My alarm went off at 5am, but my mind had been pedaling for hours as I contemplated the 100 miles of Mohican Wilderness to be pedaled. Kyle, Jeff Krohne, myself and Kilo headed towards Loudonville at 5:45am with nervous anticipation. We gathered at the start on Main St. for the 7am start with 600 other contestants. I felt good and was ready to get this thing started. This would be a new test, I was riding a fully rigid single-speed (geared 33x19 for those riders out there). I’ve completed this race two other times on a full-suspension, fully geared bike in 2006 and 2007.
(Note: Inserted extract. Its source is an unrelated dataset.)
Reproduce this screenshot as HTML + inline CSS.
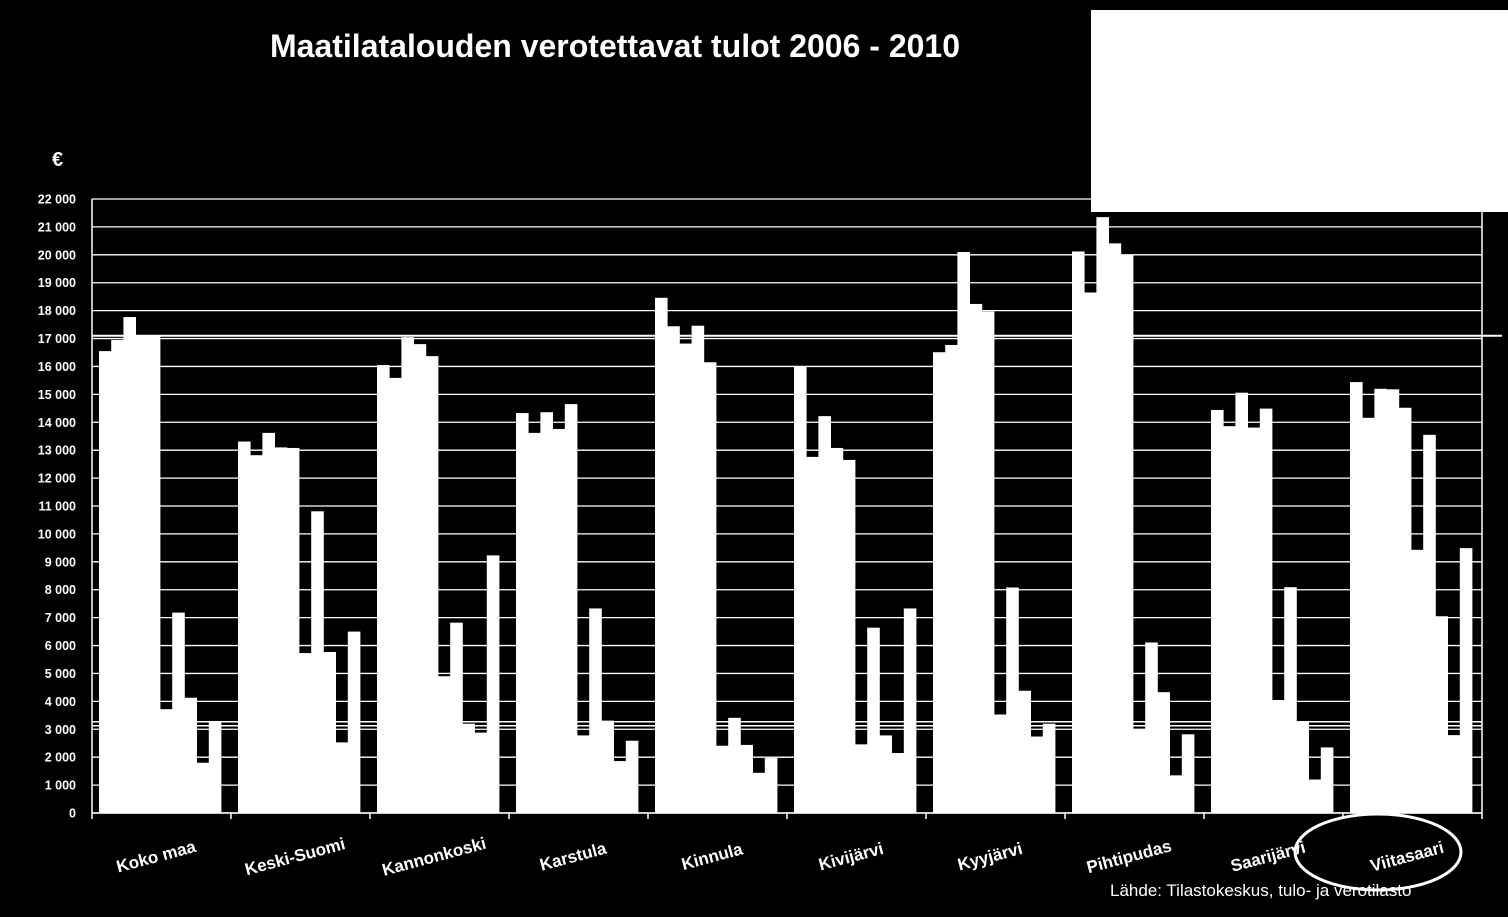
<!DOCTYPE html>
<html><head><meta charset="utf-8"><style>
body{margin:0;background:#000;}
svg{display:block;font-family:"Liberation Sans",Arial,sans-serif;}
</style></head><body>
<svg id="chart" width="1508" height="917" viewBox="0 0 1508 917" xmlns="http://www.w3.org/2000/svg">
<rect x="0" y="0" width="1508" height="917" fill="#000"/>
<text x="270" y="57" fill="#fff" font-size="32" font-weight="bold">Maatilatalouden verotettavat tulot 2006 - 2010</text>
<rect x="1091" y="10" width="417" height="202" fill="#fff"/>
<text x="52" y="166" fill="#fff" font-size="20" font-weight="bold">€</text>
<g id="grid"></g>
<g id="yticks"></g>
<g id="bars"></g>
<g id="refs"></g>
<g id="xlabels"></g>
<ellipse cx="1378" cy="852" rx="83" ry="38" fill="none" stroke="#fff" stroke-width="3"/>
<text x="1110" y="896" fill="#fff" font-size="17">Lähde: Tilastokeskus, tulo- ja verotilasto</text>
</svg>
<script>
const categories=["Koko maa","Keski-Suomi","Kannonkoski","Karstula","Kinnula","Kivijärvi","Kyyjärvi","Pihtipudas","Saarijärvi","Viitasaari"];
const seriesA=[[16550,16950,17770,17100,17100],[13310,12820,13620,13100,13080],[16050,15590,17050,16800,16370],[14330,13620,14360,13760,14650],[18460,17440,16820,17460,16150],[16010,12760,14220,13080,12650],[16510,16770,20100,18240,17970],[20120,18650,21350,20410,20000],[14440,13860,15060,13810,14490],[15440,14160,15200,15180,14520]];
const seriesB=[[3720,7180,4130,1800,3270],[5730,10810,5770,2530,6500],[4900,6820,3200,2880,9230],[2780,7330,3310,1860,2590],[2410,3410,2440,1440,1970],[2460,6640,2780,2150,7330],[3530,8080,4380,2740,3200],[2990,6110,4330,1350,2820],[4050,8090,3260,1200,2350],[9430,13550,7050,2790,9490]];
const yTicks=[0,1000,2000,3000,4000,5000,6000,7000,8000,9000,10000,11000,12000,13000,14000,15000,16000,17000,18000,19000,20000,21000,22000];
const refValues=[17100,3200];
const NS="http://www.w3.org/2000/svg";
const X0=92,X1=1482,Y0=813,YTOP=199,YMAX=22000;
const groupW=(X1-X0)/categories.length;
const barW=12.2,barOff=7;
function y(v){return Y0-(v/YMAX)*(Y0-YTOP);}
function gx(i){return X0+i*groupW;}
function mk(tag,attrs,parent){const e=document.createElementNS(NS,tag);for(const k in attrs)e.setAttribute(k,attrs[k]);parent.appendChild(e);return e;}
const grid=document.getElementById('grid'),yt=document.getElementById('yticks');
yTicks.forEach(t=>{
  const l=mk('line',{x1:X0,x2:X1,y1:y(t),y2:y(t),stroke:'#fff','stroke-width':1.3},grid);
  
  
  const tx=mk('text',{x:76,y:y(t)+4.5,fill:'#fff','font-size':12.5,'font-weight':'bold','text-anchor':'end'},yt);
  tx.textContent=t===0?'0':(Math.floor(t/1000)+' '+String(t%1000).padStart(3,'0'));
  
  
});
const ax=mk('line',{x1:X0,x2:X0,y1:YTOP,y2:Y0,stroke:'#fff','stroke-width':1.5},grid);


const ax2=mk('line',{x1:X1,x2:X1,y1:YTOP,y2:Y0,stroke:'#fff','stroke-width':1.5},grid);


const xa=mk('line',{x1:X0,x2:X1,y1:Y0,y2:Y0,stroke:'#fff','stroke-width':1.5},grid);


for(let i=0;i<=categories.length;i++){
  const tk=mk('line',{x1:gx(i),x2:gx(i),y1:Y0,y2:Y0+6,stroke:'#fff','stroke-width':1.5},grid);
  
  
}
const bars=document.getElementById('bars');
categories.forEach((c,i)=>{
  const vals=seriesA[i].concat(seriesB[i]);
  vals.forEach((v,j)=>{
    const bx=gx(i)+barOff+j*barW;
    const r=mk('rect',{x:bx,y:y(v),width:barW+0.4,height:Y0-y(v),fill:'#fff'},bars);
    
    
  });
});
const refs=document.getElementById('refs');
const r1=mk('line',{x1:X0,x2:1502,y1:y(refValues[0]),y2:y(refValues[0]),stroke:'#fff','stroke-width':2},refs);


[-2,2].forEach(d=>{
  const r2=mk('line',{x1:X0,x2:X1,y1:y(refValues[1])+d,y2:y(refValues[1])+d,stroke:'#fff','stroke-width':1.5},refs);
  
  
});
const xl=document.getElementById('xlabels');
categories.forEach((c,i)=>{
  const cx=gx(i)+groupW/2-4,cy=862;
  const t=mk('text',{x:cx,y:cy,fill:'#fff','font-size':17,'font-weight':'bold','text-anchor':'middle',transform:'rotate(-15 '+cx+' '+cy+')'},xl);
  t.textContent=c;
  
  
});
</script>
</body></html>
7am came and the lead vehicle started down Main St., through town and up ‘heartbreak hill’ as the locals call it. The first 2 miles were on paved roads and then 2 miles of dirt road in the hopes of spreading the herd before the 24 miles of single track. My goal for the day was to stay smooth and not ‘race’ the 100-miles. I settled in behind a pack of riders as we navigated the beginnings of the single-track. A few riders stumbled in the rocky sections and I made passes accordingly, but stayed comfortable in my pedaling stroke. Having ridden this state park trail many times this spring I knew of a couple climbs that were more efficient for me to walk up rather than ride. This proved true as numerous times I would walk up and then ride away ahead of a couple riders who were still trying to catch their breath at the top.
At 9:30am I came to aid station #1 (mile mark 20), I stopped briefly for some orange slices and gatorade. 8 more miles of state park trail and then onto unknown trails for 6 miles before the next aid station. I experienced some quadriceps cramping shortly after aid #1 but was able to walk it off within 5 minutes. We left the state park trail with an abrupt left turn straight up a horse trail out of the bottom. Everyone was walking and utilizing the mountaineer rest step to the top.
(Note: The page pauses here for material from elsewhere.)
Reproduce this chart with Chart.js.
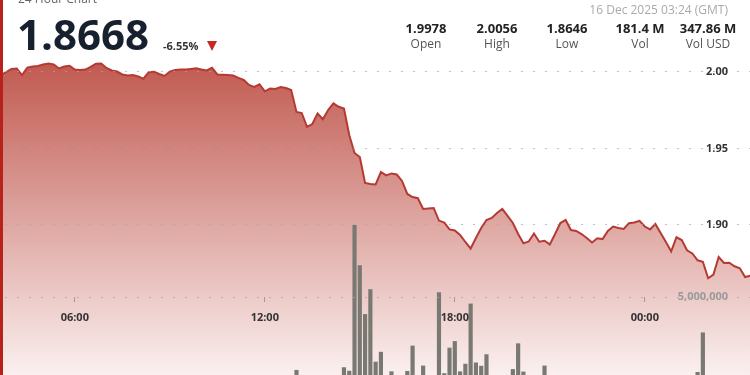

Once on top we followed more horse trails (lots of walking in mud) and double-track across St. Rte. 97 and towards aid#2 at Camp Buckhaven. At aid #2 I restocked on everything; water, energy drink and gels, while grabbing more fruit and pretzels. The trail followed some rideable horse-trails before getting onto some paved and gravel roads. This was a very welcomed relief from the technical single-track, however I was more fatigued than expected and wasn’t able to climb most of these hills riding, so I walked to keep from cramping. Walking was much expected but I was planning on being able to ride more of these.
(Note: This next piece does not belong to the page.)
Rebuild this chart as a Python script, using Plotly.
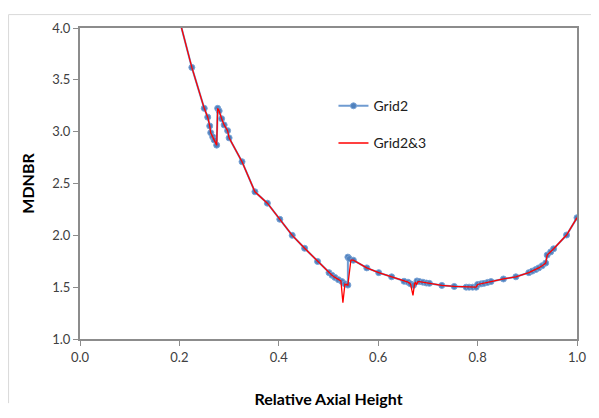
import plotly.graph_objects as go

# Grid2 series (blue, with markers)
grid2_x = [0.200, 0.225, 0.250, 0.257, 0.261, 0.263, 0.267, 0.270, 0.275,
           0.277, 0.280, 0.285, 0.290, 0.297, 0.300, 0.326, 0.352, 0.377,
           0.402, 0.427, 0.452, 0.478, 0.501, 0.507, 0.513, 0.520, 0.527,
           0.533, 0.539, 0.539, 0.542, 0.550, 0.577, 0.601, 0.627, 0.652,
           0.660, 0.665, 0.671, 0.678, 0.683, 0.690, 0.697, 0.703, 0.728,
           0.753, 0.777, 0.783, 0.790, 0.797, 0.800, 0.807, 0.813, 0.820,
           0.827, 0.852, 0.877, 0.903, 0.910, 0.917, 0.923, 0.930, 0.937,
           0.940, 0.947, 0.953, 0.979, 1.000]
grid2_y = [4.08, 3.62, 3.225, 3.14, 3.055, 2.99, 2.95, 2.92, 2.87,
           3.225, 3.20, 3.125, 3.065, 3.01, 2.94, 2.71, 2.42, 2.31,
           2.155, 2.00, 1.875, 1.748, 1.64, 1.615, 1.594, 1.572, 1.554,
           1.532, 1.52, 1.79, 1.775, 1.76, 1.686, 1.64, 1.60, 1.557,
           1.548, 1.532, 1.518, 1.56, 1.554, 1.548, 1.54, 1.537, 1.517,
           1.507, 1.50, 1.50, 1.50, 1.50, 1.526, 1.532, 1.537, 1.546,
           1.554, 1.579, 1.60, 1.64, 1.655, 1.67, 1.686, 1.707, 1.732,
           1.81, 1.84, 1.87, 2.003, 2.17]

# Grid2&3 series (red line)
grid23_x = [0.200, 0.225, 0.250, 0.257, 0.261, 0.263, 0.267, 0.270, 0.275,
            0.277, 0.280, 0.285, 0.290, 0.297, 0.300, 0.326, 0.352, 0.377,
            0.402, 0.427, 0.452, 0.478, 0.501, 0.507, 0.513, 0.520, 0.525,
            0.529, 0.533, 0.539, 0.545, 0.550, 0.577, 0.601, 0.627, 0.652,
            0.660, 0.665, 0.670, 0.673, 0.675, 0.677, 0.680, 0.683, 0.690,
            0.697, 0.703, 0.728, 0.753, 0.777, 0.783, 0.790, 0.797, 0.800,
            0.807, 0.813, 0.820, 0.827, 0.852, 0.877, 0.903, 0.910, 0.917,
            0.923, 0.930, 0.937, 0.940, 0.947, 0.953, 0.979, 1.000]
grid23_y = [4.08, 3.62, 3.225, 3.14, 3.055, 2.99, 2.95, 2.92, 2.87,
            3.225, 3.20, 3.125, 3.065, 3.01, 2.94, 2.71, 2.42, 2.31,
            2.155, 2.00, 1.875, 1.748, 1.64, 1.615, 1.594, 1.572, 1.56,
            1.35, 1.53, 1.52, 1.76, 1.76, 1.686, 1.64, 1.60, 1.557,
            1.548, 1.532, 1.42, 1.53, 1.55, 1.52, 1.553, 1.554, 1.548,
            1.54, 1.537, 1.517, 1.507, 1.50, 1.50, 1.50, 1.50, 1.526,
            1.532, 1.537, 1.546, 1.554, 1.579, 1.60, 1.64, 1.655, 1.67,
            1.686, 1.707, 1.732, 1.81, 1.84, 1.87, 2.003, 2.17]

x_ticks = [0.0, 0.2, 0.4, 0.6, 0.8, 1.0]
x_tick_labels = ["0.0", "0.2", "0.4", "0.6", "0.8", "1.0"]
y_ticks = [1.0, 1.5, 2.0, 2.5, 3.0, 3.5, 4.0]
y_tick_labels = ["1.0", "1.5", "2.0", "2.5", "3.0", "3.5", "4.0"]

FONT = "Lato, 'Open Sans', sans-serif"
AXIS_COLOR = "#8c8c8c"
TEXT_COLOR = "#404040"

W, H = 591, 410
ML, MR, MT, MB = 72, 18, 18, 67
PW, PH = W - ML - MR, H - MT - MB

fig = go.Figure()
fig.add_trace(go.Scatter(
    x=grid2_x, y=grid2_y, name="Grid2", mode="lines+markers",
    line=dict(color="#6f9bd1", width=2),
    marker=dict(color="#4f81bd", size=6, line=dict(color="#7aa3d6", width=1)),
    legendgroup="a",
))
fig.add_trace(go.Scatter(
    x=grid23_x, y=grid23_y, name="Grid2&3", mode="lines",
    line=dict(color="#ff0000", width=1.3),
    legendgroup="b",
))

fig.update_layout(
    width=W, height=H,
    margin=dict(l=ML, r=MR, t=MT, b=MB),
    paper_bgcolor="white", plot_bgcolor="white",
    font=dict(family=FONT, size=13, color=TEXT_COLOR),
    showlegend=True,
    legend=dict(x=0.51, y=0.80, xanchor="left", yanchor="top",
                bgcolor="rgba(0,0,0,0)", font=dict(size=14, color="#202020"),
                tracegroupgap=16, itemwidth=30),
    xaxis=dict(range=[0, 1], tickvals=x_ticks, ticktext=x_tick_labels,
               showgrid=False, zeroline=False, showline=True,
               linecolor=AXIS_COLOR, linewidth=2, mirror=True,
               ticks="outside", ticklen=5, tickcolor=AXIS_COLOR, tickwidth=1,
               tickfont=dict(size=13, color=TEXT_COLOR),
               title=dict(text="<b>Relative Axial Height</b>",
                          font=dict(size=16, color="#000000"), standoff=30)),
    yaxis=dict(range=[1, 4], tickvals=y_ticks, ticktext=y_tick_labels,
               showgrid=False, zeroline=False, showline=True,
               linecolor=AXIS_COLOR, linewidth=2, mirror=True,
               ticks="outside", ticklen=5, tickcolor=AXIS_COLOR, tickwidth=1,
               tickfont=dict(size=13, color=TEXT_COLOR),
               title=dict(text="<b>MDNBR</b>",
                          font=dict(size=16, color="#000000"), standoff=14)),
)

# light outer chart border (left and top edges visible in the reference)
fig.add_shape(type="line", xref="paper", yref="paper",
              x0=-72 / PW, x1=-72 / PW, y0=-MB / PH, y1=(PH + 14) / PH,
              line=dict(color="#d9d9d9", width=1))
fig.add_shape(type="line", xref="paper", yref="paper",
              x0=-72 / PW, x1=(PW + MR) / PW, y0=(PH + 14) / PH, y1=(PH + 14) / PH,
              line=dict(color="#d9d9d9", width=1))

fig.write_html("out.html")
After walking up Big Hill Rd. we entered into another technical single-track section; the Mohican Wilderness mountain bike trail. I was less than enthusiastic for the concentration I knew this would require as I continued to manage my cramping legs. I was not very stable in my riding and walked down a few very rocky sections and also used the ‘just hold on’ technique in others. At this point, even the slightest incline was a walk for me. I told Kyle I hoped to be at the halfway aid station (#3) between noon-1pm, it was now 1pm and I still had some hard miles ahead. After another slow walking climb we started to descend an old logging road, which should have been simple, but I was fatigued and unstable. I think I rode with only one foot clipped in and the other out to the side to keep from falling over.
At this point, I came to realize I’d taken on more than I could currently handle. Aid #3, mile 46 was my goal and it took WAY more effort than it should have to get there. The last 200 yds downhill and seeing Kyle with friends(Taylor and Jeff) was the only good thing. We sat on the grass and watched my legs twitch uncontrollably for a few minutes before I made the final decision to find the aid station official and drop out of the race. I didn’t think I could safely reach the next aid station nor the finish.
We gave another rider who had dropped out as well a ride back to the campground. We were both disappointed with our day, but both vowed to train better and be back again next year. This year was humbling, but I learned a good bit and am already better prepared for next year. Namely, stronger heart and legs, with nicer gearing on my bike.